In SingleSource/Benchmarks/McGill/chomp the patch causes generation of subs+cmp_with_0 instead of only a subs.

Thanks for the report. I think I can reproduce it on McGill. I'm looking into it now.

Thank you, Joel. The function to look at is make_list.

The example I found is in equal_data, which I assume is being inlined in make_list.

I have a (one-line) fix for that, and I'm trying to run the test suite to see what else it improves. However, I'm not seeing any changes in fourinarow, and I don't immediately see any obvious bad code in it. Do you happen to know where the regression in it was?

The example I found is in equal_data, which I assume is being inlined in make_list.

I have a (one-line) fix for that, and I'm trying to run the test suite to see what else it improves. However, I'm not seeing any changes in fourinarow, and I don't immediately see any obvious bad code in it.
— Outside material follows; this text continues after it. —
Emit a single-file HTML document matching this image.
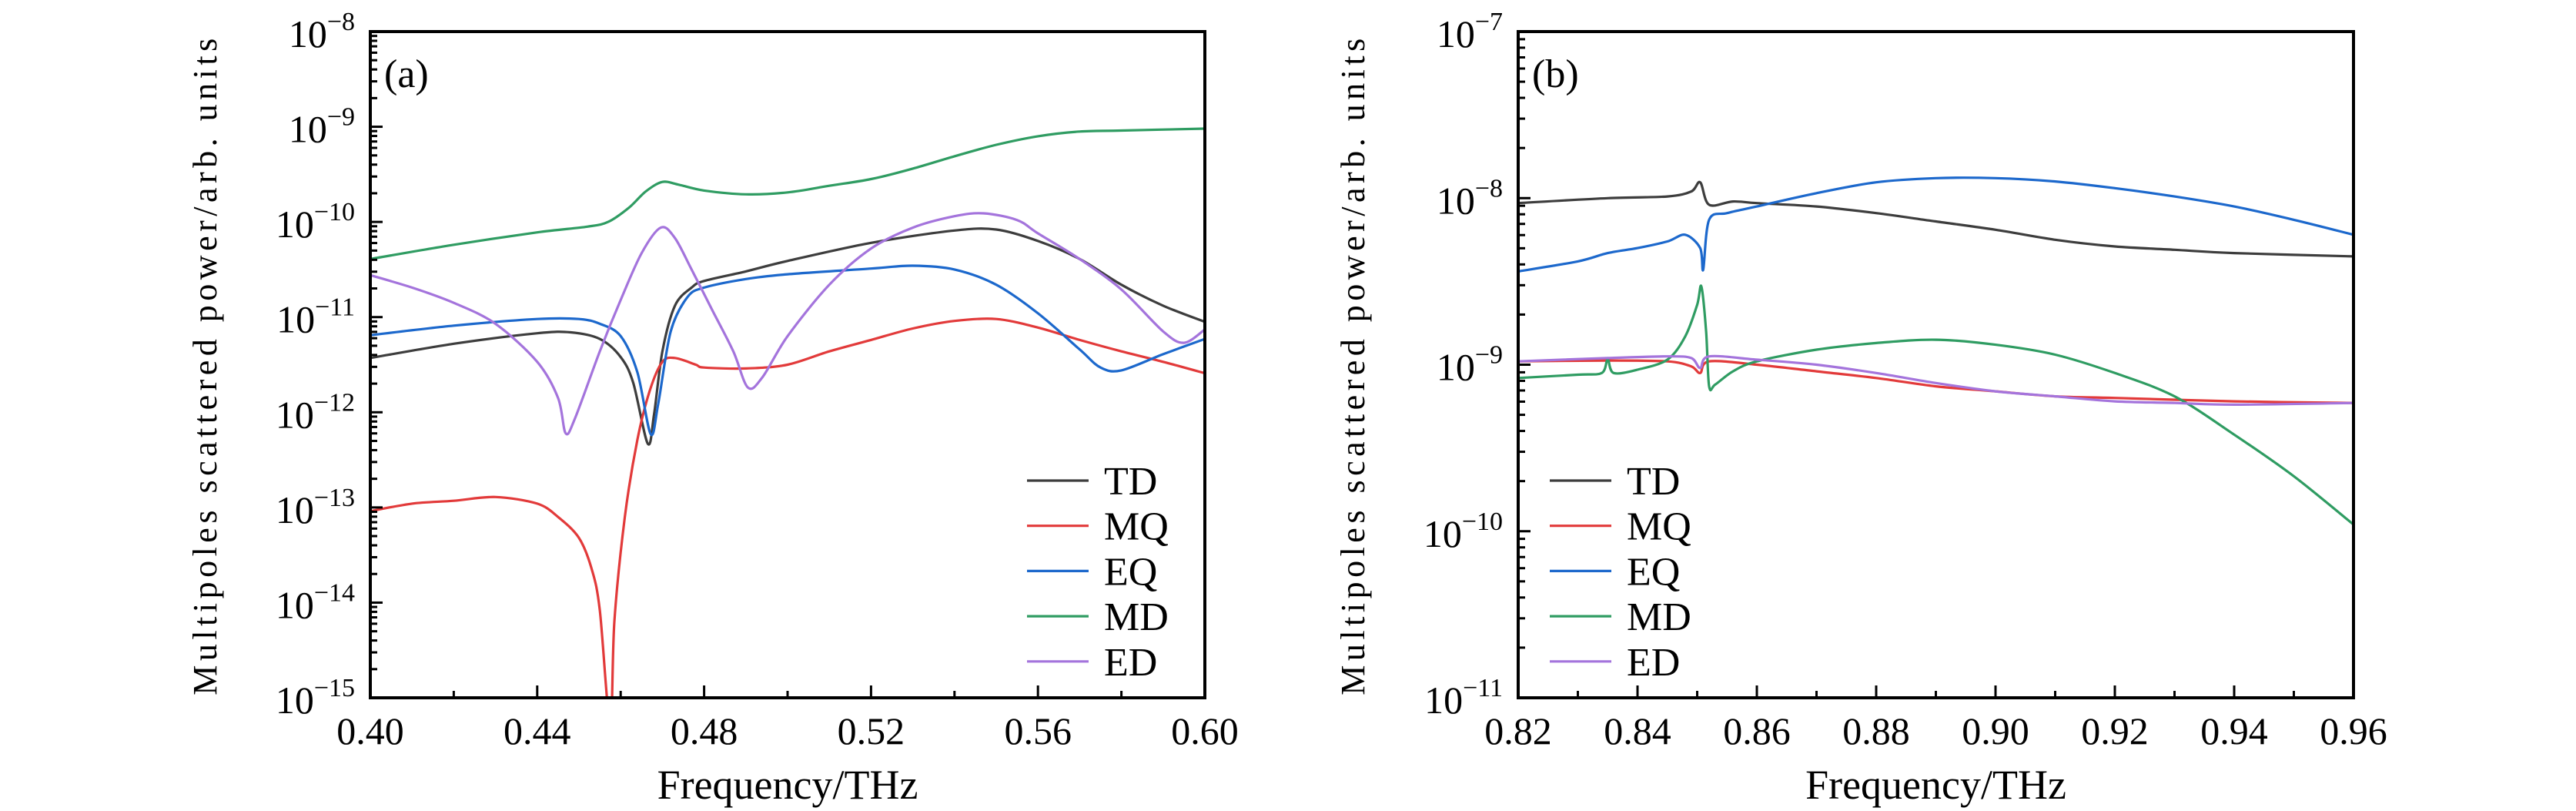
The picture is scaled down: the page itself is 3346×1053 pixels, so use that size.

Do you happen to know where the regression in it was?

In function 'value,' blocks where:

Before

it eq
orrseq.w r1, r3, r4
bne.n b936 <value+0x1c66>

After

itt eq
orreq.w r1, r3, r4
cmpeq r1, #0
bne.n b946 <value+0x1c76>

Before

ittt eq
ldreq.w r0, [sp, #1712] ; 0x6b0
ldreq.w r1, [sp, #1708] ; 0x6ac
orrseq.w r1, r1, r0
bne.n c7fa <value+0x2b2a>

After

ittt eq
ldreq.w r0, [sp, #1700] ; 0x6a4
orreq r0, r6
cmpeq r0, #0
bne.n c810 <value+0x2b40>

What command-line arguments are you using?

What command-line arguments are you using?

-O3 -DNDEBUG -mcpu=cortex-a9 -mthumb -fomit-frame-pointer

What command-line arguments are you using?

-O3 -DNDEBUG -mcpu=cortex-a9 -mthumb -fomit-frame-pointer

Full command:

/home/llvm-test/aarch32-rL322735-rC322729-rX322703/bin/clang  -DNDEBUG -I/work/llvm-test-suite/MultiSource/Benchmarks/FreeBench/fourinarow -I/home/llvm-test/SANDBOX/test-2018-01-18_21-02-41/MultiSource/Benchmarks/FreeBench/fourinarow  -O3 -DNDEBUG -mcpu=cortex-a9 -fomit-frame-pointer -mthumb   -O3 -DNDEBUG   -w -Werror=date-time -DVERSION=\"1.00\" -DCOMPDATE=\"today\" -DCFLAGS=\"\" -DHOSTNAME=\"thishost\" -o CMakeFiles/fourinarow.dir/fourinarow.c.o   -c /work/llvm-test-suite/MultiSource/Benchmarks/FreeBench/fourinarow/fourinarow.c

Thanks!

I believe D42263 should fix that as well.